New Consortium Developed for Rapid Research to Include SatNav - Inside GNSS - Global Navigation Satellite Systems Engineering, Policy, and Design

New Consortium Developed for Rapid Research to Include SatNav

A new consortium has been formed to enable government to more quickly find innovative solutions to space-related technology problems including those involving satellite navigation.

Formed in August the Space Enterprise Consortium (SpEC) is a contract vehicle for the use of Other Transactional Authority (OTA). Run by Advanced Technology International (ATI) it has a long list of members including some names that should be very familiar to the navigation community including Lockheed Martin, Boeing, Braxton and Raytheon. SpEC has already been the conduit for the soon-to-be-awarded contract for Navigational Technology Satellite-3 GEO (NTS-3), an Air Force Research Laboratory program to develop advance solutions in signals, digital PNT payload components and satellite navigation (SatNav) prototyping for both space and ground segments.

Another solicitation is expected from the Space and Missile Systems Center sometime soon for a risk reduction and prototyping effort aimed at advancing a Military GPS User Equipment (MGUE) modernized, “joint, common, handheld GPS receiver.”

OTA is an increasingly popular mechanism for government to interact and contract with industry in a way that is both faster and more collaborative. A typical turnaround time between solicitation and award is about 80 days, said Brian Delamater, SpEC’s executive director and program manager. That is largely made possible by the collaboration that an OTA arrangement enables before a contract solicitation is released.

“When the government has an idea under FAR (the Federal Acquisition Regulations) it’s not impossible, but it’s difficult, to have a conversation with industry—especially those members of industry who are likely to bid on an effort,” said Delamater. Under an OTA arrangement, he said, government officials can meet with consortium members and talk about the problems that they’d like to get solved. They can “come to an understanding between industry and government as to what is exactly needed — so that when the solicitation comes out everybody is very clear about what the government needs and the government is clear about what the art of the possible is.”

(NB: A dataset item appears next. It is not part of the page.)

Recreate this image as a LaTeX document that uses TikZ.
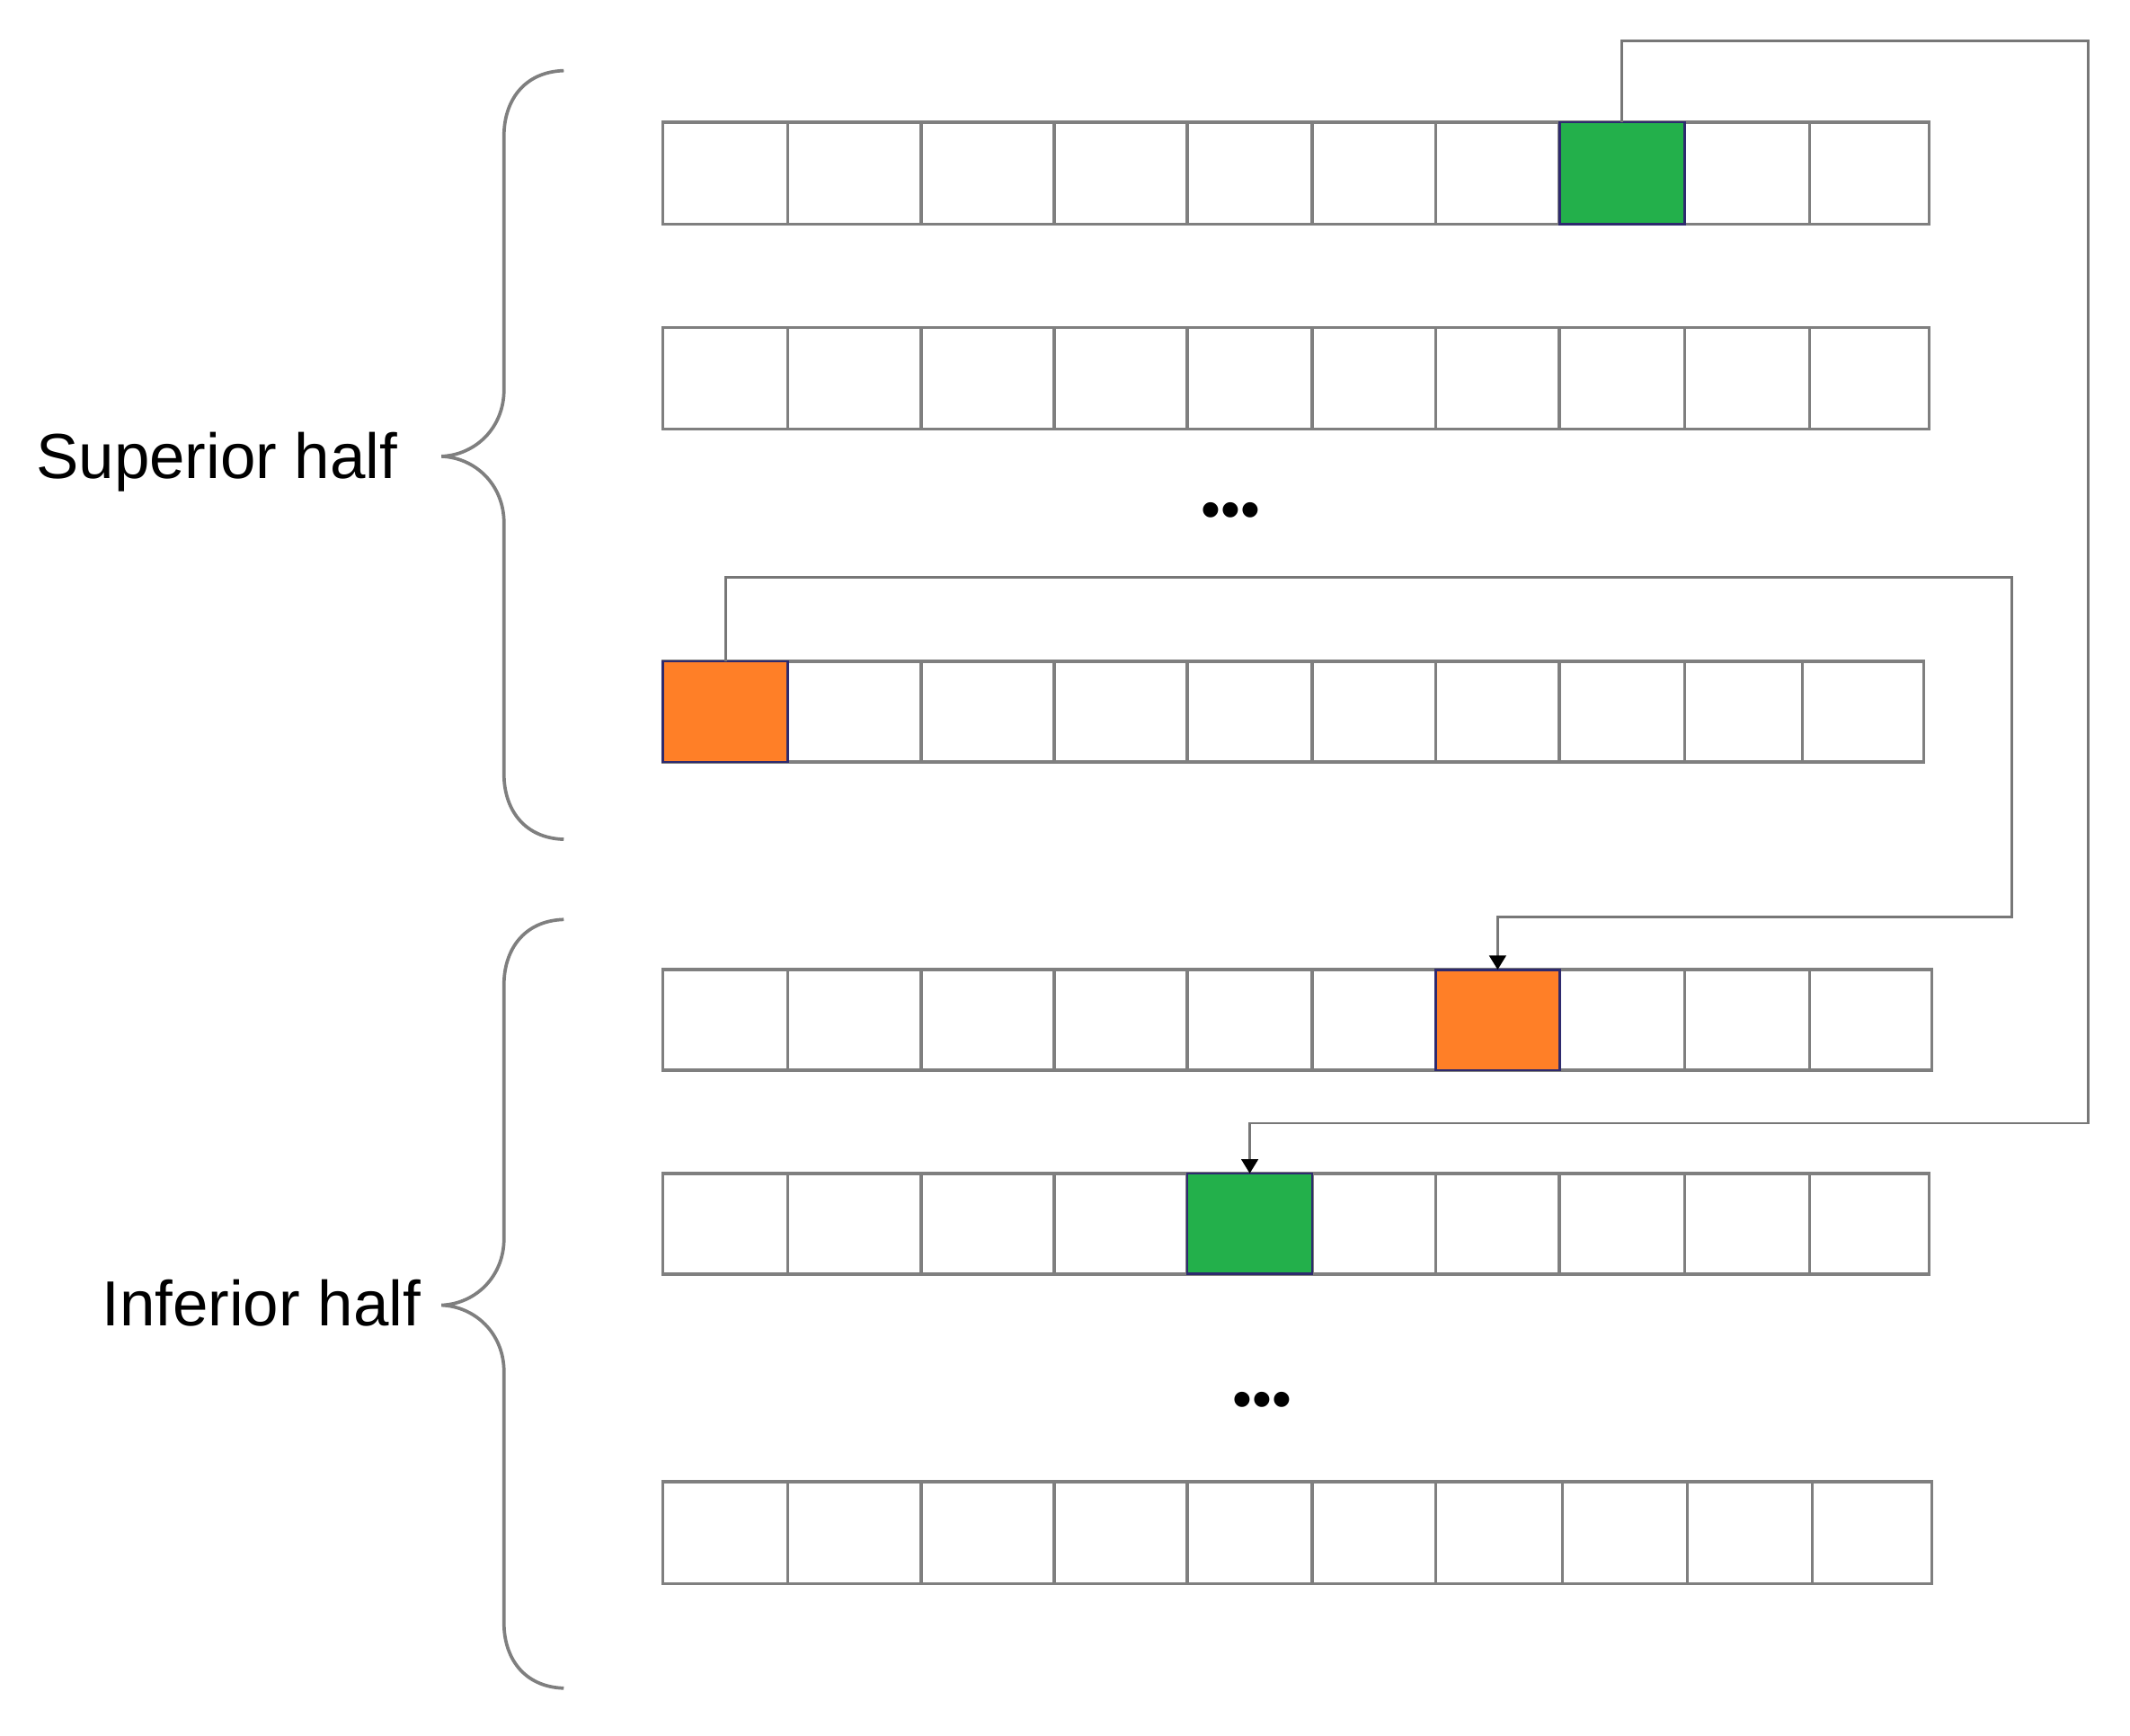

Those kinds of conversations, and the support provided by ATI, speeds the contracting process along considerably. ATI vets its members in advance, puts out the solicitations, gathers the responses, does compliance checking and gets the responses to government officials who evaluate them and negotiate a deal.

Those evaluations also can go much quicker because there’s none of the restricted give and take as is the case after a FAR-based solicitation goes out and everybody can be much more responsive, said Delamater.

The responses can also be simpler and more varied. Prospective contactors may be asked for a full proposal or something closer to an executive summary of an idea.

An enhanced white paper is something that we can get that has sort of a rough magnitude of cost and a description of the solution, Delamater said. The government can select one of those and then work out the specific contract.

The government decides if a solicitation appears on both and the SpEC members-only website or is released only to consortium members.

ATI does not participate in the technical work but it does provide training as well as vetting, particularly to the “nontraditional” companies firms that OTA consortiums like SpEC are meant to attract.

ATI has courses and webinars to help new players achieve a more level playing ground with organizations that have a great deal of experience working with the government, said Bob Tuohy, ATI’s chief operating officer. SpEC will also work with firms to help them understand what their rights are, how they can protect data and intellectual property and where their flexibilities are.

SpEC can also walk firms through the approval process necessary to gain access to contactor-only information that is essential for pursuing contracts. It is necessary to have a Dun and Bradstreet number and a Commercial and Government Entity Code number or CAGE Code.

“That’s a security designation or the way that the security folks identify companies,” said Tuohy.

They also need a DD2345, which gives a company access to solicitation information. Getting a DD2345 is largely “mirrored after the process that a company would need to go through in order to have access to the material on Fed Biz Ops.”

ATI can help companies through the process, which may take just a matter of weeks. For those companies that have already done the paperwork, joining SpEC can take just a few days — and modest fee. For a large traditional defense contractor like Boeing the annual membership fee is $2,500. To help bring in small, nontraditional companies, the annual fee is just $500 dollars.

“We have been accepting on average recently three or four members a week,” said Delamater.